Electric buses (e-buses) are still more expensive than their counterparts with combustion engines and their purchase requires investments in specialized charging infrastructure, which for cost reasons is being built preferably in the form of slow chargers in bus depots and additionally as fast chargers at selected terminals. The comparatively shorter range of electric buses, especially in winter and summer, when heating and air conditioning consume significant amounts of additional energy, often requires charging en route. Charging times and detours that may occur hence need to be planned. It is also crucial to bear in mind that energy prices can fluctuate widely during the day and that the capacity of the local electricity grid may be subject to dynamic constraints, which is particularly important for night-time depot charging of the entire fleet. Load peaks due to simultaneous charging should be prevented as far as possible. It is therefore imperative not only to optimize vehicle deployment through vehicle rotations, but also to carefully select the charging events, which requires integrated bus circulation and charging planning (see Figure 1).

Figure 1

We developed a novel method at the Zuse Institute Berlin in the MobilityLab of the MODAL research campus together with our industry partner IVU Traffic Technologies AG. The algorithm enables the calculation of cost-minimal bus schedules with integrated optimization of the battery’s state of charge (SoC), while complying with capacity conditions at individual and combined charging points. The treatment of mixed e-bus and diesel fleets, which is important in a transition phase, is also possible.

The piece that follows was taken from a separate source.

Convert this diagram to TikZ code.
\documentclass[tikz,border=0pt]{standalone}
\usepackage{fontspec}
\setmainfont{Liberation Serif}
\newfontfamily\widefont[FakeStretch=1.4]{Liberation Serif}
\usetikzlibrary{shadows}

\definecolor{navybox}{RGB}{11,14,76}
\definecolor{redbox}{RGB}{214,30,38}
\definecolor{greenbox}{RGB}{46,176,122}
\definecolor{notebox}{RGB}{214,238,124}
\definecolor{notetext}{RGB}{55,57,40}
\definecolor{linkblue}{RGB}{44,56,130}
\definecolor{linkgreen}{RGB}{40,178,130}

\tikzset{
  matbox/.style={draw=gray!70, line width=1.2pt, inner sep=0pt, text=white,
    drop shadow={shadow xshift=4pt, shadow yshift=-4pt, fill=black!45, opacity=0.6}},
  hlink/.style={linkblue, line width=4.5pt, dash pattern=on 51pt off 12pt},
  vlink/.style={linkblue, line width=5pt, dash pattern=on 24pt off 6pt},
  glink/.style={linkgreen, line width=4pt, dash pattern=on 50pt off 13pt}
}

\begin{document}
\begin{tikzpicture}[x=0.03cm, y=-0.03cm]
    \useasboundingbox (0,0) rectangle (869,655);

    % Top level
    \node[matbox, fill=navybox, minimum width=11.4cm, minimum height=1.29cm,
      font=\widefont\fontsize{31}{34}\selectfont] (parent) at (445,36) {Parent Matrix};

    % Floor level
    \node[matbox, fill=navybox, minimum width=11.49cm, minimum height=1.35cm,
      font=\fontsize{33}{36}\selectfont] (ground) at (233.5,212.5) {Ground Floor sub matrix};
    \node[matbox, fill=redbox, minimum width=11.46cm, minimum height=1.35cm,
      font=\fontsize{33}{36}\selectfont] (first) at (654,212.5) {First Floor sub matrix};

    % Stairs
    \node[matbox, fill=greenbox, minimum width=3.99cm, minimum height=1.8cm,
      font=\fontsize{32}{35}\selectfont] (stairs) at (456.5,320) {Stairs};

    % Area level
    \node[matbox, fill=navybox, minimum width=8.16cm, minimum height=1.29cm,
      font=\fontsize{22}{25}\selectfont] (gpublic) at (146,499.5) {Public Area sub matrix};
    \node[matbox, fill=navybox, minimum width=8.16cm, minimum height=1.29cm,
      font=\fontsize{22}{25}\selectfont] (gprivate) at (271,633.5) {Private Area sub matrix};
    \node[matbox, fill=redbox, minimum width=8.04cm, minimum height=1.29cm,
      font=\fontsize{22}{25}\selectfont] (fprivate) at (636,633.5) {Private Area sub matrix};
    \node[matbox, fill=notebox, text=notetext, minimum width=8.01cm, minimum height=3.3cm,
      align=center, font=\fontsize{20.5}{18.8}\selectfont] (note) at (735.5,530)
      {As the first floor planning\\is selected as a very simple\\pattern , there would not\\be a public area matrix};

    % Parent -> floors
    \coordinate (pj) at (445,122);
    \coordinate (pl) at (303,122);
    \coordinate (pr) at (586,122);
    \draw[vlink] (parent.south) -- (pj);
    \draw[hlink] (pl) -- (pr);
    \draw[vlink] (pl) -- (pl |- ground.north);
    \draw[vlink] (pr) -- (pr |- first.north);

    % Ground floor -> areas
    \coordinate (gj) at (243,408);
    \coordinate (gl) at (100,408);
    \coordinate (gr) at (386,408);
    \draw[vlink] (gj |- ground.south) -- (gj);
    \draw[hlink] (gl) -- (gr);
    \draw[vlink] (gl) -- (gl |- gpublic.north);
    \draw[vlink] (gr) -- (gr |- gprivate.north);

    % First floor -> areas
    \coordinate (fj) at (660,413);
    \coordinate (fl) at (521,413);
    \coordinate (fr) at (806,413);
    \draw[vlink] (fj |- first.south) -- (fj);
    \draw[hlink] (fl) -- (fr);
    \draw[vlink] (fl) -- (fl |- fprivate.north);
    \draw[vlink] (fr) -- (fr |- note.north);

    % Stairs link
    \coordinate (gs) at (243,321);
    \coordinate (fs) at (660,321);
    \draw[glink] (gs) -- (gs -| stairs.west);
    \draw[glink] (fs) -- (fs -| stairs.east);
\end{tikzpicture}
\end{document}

Bus batteries are charged like conventional batteries using the so-called CC-CV (Constant Current - Constant Voltage) scheme. The SoC increases almost linearly up to about 80% under a constant charging rate, while for the last 20% the maximum permissible charging power then decreases rapidly. However, this last fifth of the battery capacity is important in order to make the best possible use of the performance of expensive electric buses. This charging process is generally modeled in terms of a so-called charge curve ζ, where ζ(𝑡) gives the final SoC of an initially empty battery that has been charged for a period of time (𝑡). Pre-existing planning methods are based on a linear or piecewise linear approximation of this function. One of the main innovations of our approach is the insight that this approach turns out to be inadequate for two reasons.

On the one hand, the aforementioned conditions result in local transport operators implementing an active charging management, which dynamically throttles the charging power depending on the current electricity price and the grid load. It can therefore not be assumed that charging is always carried out at maximum power, but that the selection of the charging curve itself is a variable. But instead of one charging curve, then all possible charging curves would have to be taken into account.

On the other hand, it is – at first sight paradoxically – possible that an underestimating approximation of the charging curve results in an overestimation of the state of charge, as shown in Figure 2.

Figure 2 und 3

Indeed, batteries usually have an initial residual state of charge 𝓎 and we are interested in the charge increment ∆ζ(𝓎,𝑡)=ζ(ζ-1(𝓎)+𝑡)-𝓎, which indicates how much the charging event increases the SoC. But this function depends mainly on the charging rate, which can be overestimated by piecewise linear approximations of the charging curve. Instead of the charging curve, we approximate the charge increment function with a piecewise linear underestimation and are able to show that the SoC is never overestimated. In addition, approximations involving only three sections with time increments of five minutes already lead to demonstrably negligible errors in the per mille range.

Our charging model also makes it easier to take into account electricity costs and grid capacities that depend on the time of day. In all cases we considered, it was possible to reduce the peak grid load of an unrestricted reference scenario by 50% to 75% without incurring an additional vehicle demand by optimizing the cycles and the charging in an integrated manner; see Figure 3 for an example.